Da Silva, who founded Jacaranda in 2002 after hearing reports that the only public primary school in her mother's village was closing down, was in 2008 recognised by the American news channel, CNN for her compassion for vulnerable children in Malawi.
Likewise, 26-year-old Wadongo was, in 2010, recognised by CNN. His invention of solar-powered lamps for poor communities long-used to the Kenyan version of Koloboyi was noticed by CNN. Today, Malawi and Uganda have also joined this war against Koloboyi.
This meeting between Da Silva and Wadongo is behind Wemanya's zeal to answer a 'Malawian' question.
"Africa is lucky; we are blessed with an abundance of the sun. This is ideal for solar-powered innovations.
"We can simply 'harvest' the heat from the sun, and give light to vulnerable members of our society. The solar lamp doesn't produce smoke, saves people from in-door pollution, reduces our contribution to climate change through reduced gas emissions, and saves us from unnecessary fires," Wemanya says.
This, though, is not an exhaustive conglomeration of Wemanya's charges against Koloboyi. He adds that the solar lamp, which 'walks' a distance of seven hours into the night when fully charged by the sun, helps children avoid "accidental swallowing of paraffin".
On these grounds, Wemanya has been drilling Jacaranda children in solar-lamp making. On Wednesday, May 16, those preparing for MSCE and JCE received solar lamps to light their prospects of excelling. The children had made the lamps themselves, with one of them designing her own prototype.
Da Silva, so touched with Wemanya's work, was left speechless.
"These children, 95 percent of whom are orphaned by HIV and Aids, will take 'a lot of you' when they go. These children, as orphans, need that 'second parent' to inspire them and help them see the future. It makes a huge difference in their lives," she said.
She had time for the children, too. "You just listened and made it with your own hands. We have learned how to take; we will now learn how to give. We want to be making these lamps and distributing them to vulnerable community members for free," Da Silva said.

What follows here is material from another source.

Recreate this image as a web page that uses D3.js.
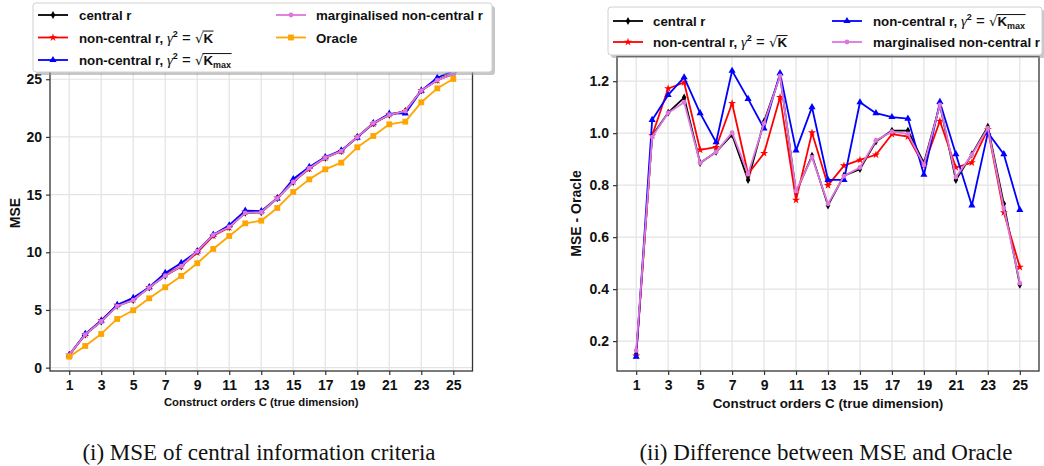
<!DOCTYPE html>
<html><head><meta charset="utf-8">
<script src="https://cdn.jsdelivr.net/npm/d3@7"></script>
<style>body{margin:0;background:#fff}svg{display:block}text{white-space:pre}</style>
</head><body>
<svg id="chart" width="1044" height="466"></svg>
<script>
// ---------- data ----------
const orders = d3.range(1, 26);
const xTicks = [1,3,5,7,9,11,13,15,17,19,21,23,25];
const yTicksLeft = [0,5,10,15,20,25];
const yTicksRight = [0.2,0.4,0.6,0.8,1.0,1.2];

// (i) MSE
const mseCentral = [1.10,2.87,4.00,5.36,5.86,6.94,7.96,8.77,10.10,11.51,12.18,13.42,13.46,14.68,16.09,17.29,18.20,18.78,19.99,21.19,21.91,22.24,24.03,24.94,25.44];
const mseNcK     = [1.09,2.87,4.09,5.42,5.91,6.96,8.09,8.79,9.97,11.43,12.15,13.51,13.54,14.72,16.13,17.24,18.19,18.76,19.98,21.13,21.96,22.21,24.02,24.91,25.51];
const mseNcKmax  = [1.09,2.93,4.07,5.44,6.05,6.98,8.21,9.08,10.07,11.52,12.34,13.61,13.56,14.66,16.35,17.40,18.25,18.83,19.94,21.20,22.01,22.04,24.00,25.13,25.73];
const mseMarg    = [1.11,2.87,4.00,5.34,5.86,6.94,7.97,8.79,10.09,11.51,12.19,13.42,13.47,14.68,16.10,17.29,18.20,18.77,19.98,21.19,21.92,22.24,24.02,24.92,25.44];
const mseOracle  = [0.95,1.88,2.92,4.22,4.97,6.01,6.97,7.95,9.05,10.29,11.41,12.51,12.74,13.84,15.23,16.32,17.19,17.77,19.10,20.08,21.09,21.32,23.00,24.21,25.02];

// (ii) MSE - Oracle
const diffCentral = [0.150,0.990,1.079,1.137,0.885,0.928,0.994,0.820,1.045,1.222,0.772,0.913,0.722,0.837,0.862,0.968,1.010,1.010,0.885,1.109,0.820,0.919,1.025,0.728,0.417];
const diffNcK     = [0.143,0.991,1.172,1.195,0.936,0.946,1.115,0.843,0.923,1.138,0.743,1.002,0.799,0.875,0.897,0.917,0.996,0.987,0.875,1.047,0.868,0.887,1.015,0.695,0.485];
const diffNcKmax  = [0.140,1.051,1.147,1.215,1.077,0.965,1.240,1.132,1.018,1.231,0.934,1.100,0.820,0.820,1.119,1.077,1.062,1.056,0.840,1.120,0.919,0.722,1.002,0.919,0.705];
const diffMarg    = [0.164,0.985,1.078,1.119,0.885,0.928,1.002,0.843,1.038,1.220,0.777,0.908,0.728,0.835,0.868,0.972,1.006,0.997,0.878,1.109,0.831,0.917,1.019,0.712,0.423];

const xLabel = "Construct orders C (true dimension)";
const captionLeft = "(i) MSE of central information criteria";
const captionRight = "(ii) Difference between MSE and Oracle";

// ---------- styles ----------
const SANS = "'Liberation Sans', Arial, sans-serif";
const SERIF = "'Liberation Serif', 'DejaVu Serif', serif";
const styles = {
  central: {color:"#000000", symbol:d3.symbolDiamond, size:18},
  nck:     {color:"#ff0000", symbol:d3.symbolStar, size:20},
  nckmax:  {color:"#0000ff", symbol:d3.symbolTriangle, size:22},
  marg:    {color:"#dd77dd", symbol:d3.symbolCircle, size:18},
  oracle:  {color:"#ffa500", symbol:d3.symbolSquare, size:34}
};
// legend label segments
const labels = {
  central: [{t:"central r"}],
  nck: [{t:"non-central r, "},{t:"γ",italic:true,family:SERIF,weight:"normal",size:15},{t:"2",dy:-6,size:9},{t:" = ",weight:"normal",size:15},{t:"√",weight:"normal",family:"'DejaVu Sans'"},{t:"K",over:true}],
  nckmax: [{t:"non-central r, "},{t:"γ",italic:true,family:SERIF,weight:"normal",size:15},{t:"2",dy:-6,size:9},{t:" = ",weight:"normal",size:15},{t:"√",weight:"normal",family:"'DejaVu Sans'"},{t:"K",over:true},{t:"max",dy:3,size:9,over:true}],
  marg: [{t:"marginalised non-central r"}],
  oracle: [{t:"Oracle"}]
};

const svg = d3.select("#chart");

function richText(g, x, y, segs, fs) {
  let cx = x;
  let ox0 = null, ox1 = null;
  segs.forEach(s => {
    const t = g.append("text").attr("x", cx).attr("y", y + (s.dy||0))
      .attr("font-size", s.size||fs).attr("font-weight", s.weight||"bold")
      .attr("font-style", s.italic ? "italic" : "normal")
      .attr("font-family", s.family||SANS).attr("fill","#111").text(s.t);
    const w = t.node().getComputedTextLength();
    if (s.over) { if (ox0===null) ox0 = cx; ox1 = cx + w; }
    cx += w;
  });
  if (ox0 !== null) {
    g.append("line").attr("x1", ox0-1).attr("x2", ox1+0.5)
      .attr("y1", y - fs*0.86).attr("y2", y - fs*0.86)
      .attr("stroke","#111").attr("stroke-width",1);
  }
}

function drawPanel(cfg) {
  const g = svg.append("g");
  const x = d3.scaleLinear().domain([-0.2, 26.2]).range([cfg.x0, cfg.x1]);
  const y = d3.scaleLinear().domain(cfg.yDomain).range([371, 56.5]);

  // grid
  g.append("g").selectAll("line").data(xTicks).join("line")
    .attr("x1", d=>x(d)).attr("x2", d=>x(d)).attr("y1", 56.5).attr("y2", 371)
    .attr("stroke","#e3e3e3").attr("stroke-width",1.2);
  g.append("g").selectAll("line").data(cfg.yTicks).join("line")
    .attr("x1", cfg.x0).attr("x2", cfg.x1).attr("y1", d=>y(d)).attr("y2", d=>y(d))
    .attr("stroke","#e3e3e3").attr("stroke-width",1.2);

  // series
  cfg.series.forEach(s => {
    const st = styles[s.key];
    const pts = orders.map((c,i)=>[c, s.values[i]]);
    g.append("path").datum(pts)
      .attr("d", d3.line().x(d=>x(d[0])).y(d=>y(d[1])))
      .attr("fill","none").attr("stroke", st.color).attr("stroke-width",1.8)
      .attr("stroke-linejoin","round");
    g.append("g").selectAll("path").data(pts).join("path")
      .attr("transform", d=>`translate(${x(d[0])},${y(d[1])})`)
      .attr("d", d3.symbol().type(st.symbol).size(st.size))
      .attr("fill", st.color);
  });

  // axes
  const xa = g.append("g").attr("transform","translate(0,371)")
    .call(d3.axisBottom(x).tickValues(xTicks).tickSize(4).tickPadding(5).tickFormat(d3.format("d")));
  const ya = g.append("g").attr("transform",`translate(${cfg.x0},0)`)
    .call(d3.axisLeft(y).tickValues(cfg.yTicks).tickSize(4).tickPadding(4).tickFormat(cfg.tickFmt));
  [xa, ya].forEach(a => {
    a.select(".domain").remove();
    a.selectAll(".tick line").attr("stroke","#333").attr("stroke-width",1.2);
    a.selectAll(".tick text").attr("font-family",SANS).attr("font-weight","bold")
      .attr("font-size",14).attr("fill","#111");
  });
  // spines
  g.append("rect").attr("x",cfg.x0).attr("y",56.5).attr("width",cfg.x1-cfg.x0).attr("height",371-56.5)
    .attr("fill","none").attr("stroke","#333").attr("stroke-width",1.3);

  // axis titles
  g.append("text").attr("x",(cfg.x0+cfg.x1)/2).attr("y",cfg.xlY).attr("text-anchor","middle")
    .attr("font-family",SANS).attr("font-weight","bold").attr("font-size",cfg.xlSize).attr("fill","#111")
    .text(xLabel);
  g.append("text").attr("transform",`translate(${cfg.ylX},${cfg.ylY}) rotate(-90)`).attr("text-anchor","middle")
    .attr("font-family",SANS).attr("font-weight","bold").attr("font-size",cfg.ylSize).attr("fill","#111")
    .text(cfg.yLabel);

  // legend
  const L = cfg.legend;
  const lg = svg.append("g");
  lg.append("rect").attr("x",L.x+3).attr("y",L.y+3).attr("width",L.w).attr("height",L.h)
    .attr("rx",3).attr("fill","#999").attr("opacity",0.55);
  lg.append("rect").attr("x",L.x).attr("y",L.y).attr("width",L.w).attr("height",L.h)
    .attr("rx",3).attr("fill","#fff").attr("stroke","#d0d0d0").attr("stroke-width",1);
  L.items.forEach(it => {
    const st = styles[it.key];
    lg.append("line").attr("x1",it.lx).attr("x2",it.lx+30).attr("y1",it.y).attr("y2",it.y)
      .attr("stroke",st.color).attr("stroke-width",1.8);
    lg.append("path").attr("transform",`translate(${it.lx+15},${it.y})`)
      .attr("d", d3.symbol().type(st.symbol).size(st.size)).attr("fill",st.color);
    richText(lg, it.tx, it.y+5, labels[it.key], 13.3);
  });

  // caption
  svg.append("text").attr("x",cfg.capX).attr("y",460).attr("text-anchor","middle")
    .attr("font-family",SERIF).attr("font-size",23).attr("fill","#111").text(cfg.caption);
}

drawPanel({
  x0:50, x1:472.5, yDomain:[-0.29, 26.97], yTicks:yTicksLeft, tickFmt:d3.format("d"),
  yLabel:"MSE", ylX:20, ylY:213, ylSize:14, xlSize:11.3, xlY:406,
  caption:captionLeft, capX:259,
  series:[{key:"central",values:mseCentral},{key:"nck",values:mseNcK},{key:"nckmax",values:mseNcKmax},
          {key:"marg",values:mseMarg},{key:"oracle",values:mseOracle}],
  legend:{x:33,y:3,w:459,h:69,items:[
    {key:"central",lx:38,tx:79,y:15},{key:"nck",lx:38,tx:79,y:37.5},{key:"nckmax",lx:38,tx:79,y:60},
    {key:"marg",lx:276,tx:316,y:15},{key:"oracle",lx:276,tx:316,y:37.5}]}
});

drawPanel({
  x0:617, x1:1039, yDomain:[0.085, 1.295], yTicks:yTicksRight, tickFmt:d3.format(".1f"),
  yLabel:"MSE - Oracle", ylX:581, ylY:213.5, ylSize:14, xlSize:13.4, xlY:407.5,
  caption:captionRight, capX:826,
  series:[{key:"central",values:diffCentral},{key:"nck",values:diffNcK},{key:"nckmax",values:diffNcKmax},
          {key:"marg",values:diffMarg}],
  legend:{x:608,y:7,w:434,h:48,items:[
    {key:"central",lx:613,tx:653,y:21},{key:"nck",lx:613,tx:653,y:42},
    {key:"nckmax",lx:832,tx:873,y:21},{key:"marg",lx:832,tx:873,y:42}]}
});
</script>
</body></html>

Renowned writer and economic commentator, Desmond Dudwa Phiri, took some time off his Trade Fair grounds office to appreciate this new invention. He was glued to his chair, silent and still. But, when Saikonde mentioned Koloboyi, something happened to his mind.

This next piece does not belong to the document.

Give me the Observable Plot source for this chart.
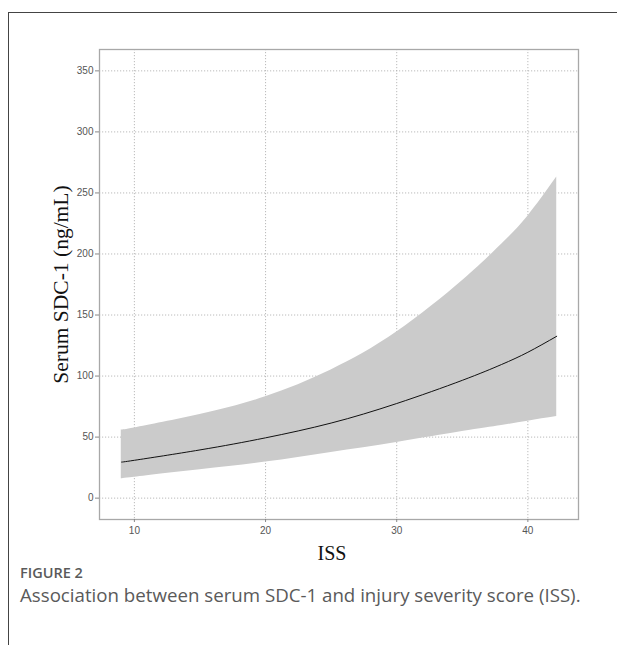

"I remembered my youthful days. I had bad experiences with Koloboyi. We did not have our own universities then; so, those who wanted to progress with their education could either go to Uganda or Tanzania. I went to Dar e salaam and studied for a degree using Koloboyi.
"It was terrible using Koloboyi. Very poor light. You, sometimes choke from the fumes," Phiri reminiscences.
He says modern youths should embrace new solar technologies to improve their lives.
But Koloboyi is not the only challenge for Jacaranda children. The Jacaranda School Band, led by Davie Million, has a way of summarising all of these challenges. The song 'Education' talks a lot:
Ndife ana amasiye
Zovuta zathu ndizambiri
Koma tikaphunzira bwino
Umasiye wathu udzachepa.
(We are orphans, with numerous challenges. But, if we get educated, our problems will be lessened)
Then, as if seeing an answer in solar lamps, they sang, through the song 'Light up Jacaranda':
(Now) We can read
We can see.
With solar energy,
We can make it.
But this can happen if they take heed of Phiri's plea not to 'waste time crying over your vulnerability' by embracing solar power and let the sun light the darkness in their lives.
Their problems, as Thomas Hardy observes in his 1898 poem, 'First or last', should point to greater prospects.
If grief come early
Joy comes late,
If joy come early
Grief will wait;
Aye, my dear and tender!
As the students sing at the top of their voices, and work on their kerosene lamps, you are left with no doubts that paraffin lamps, could soon be out of the way for the brighter and safer solar power.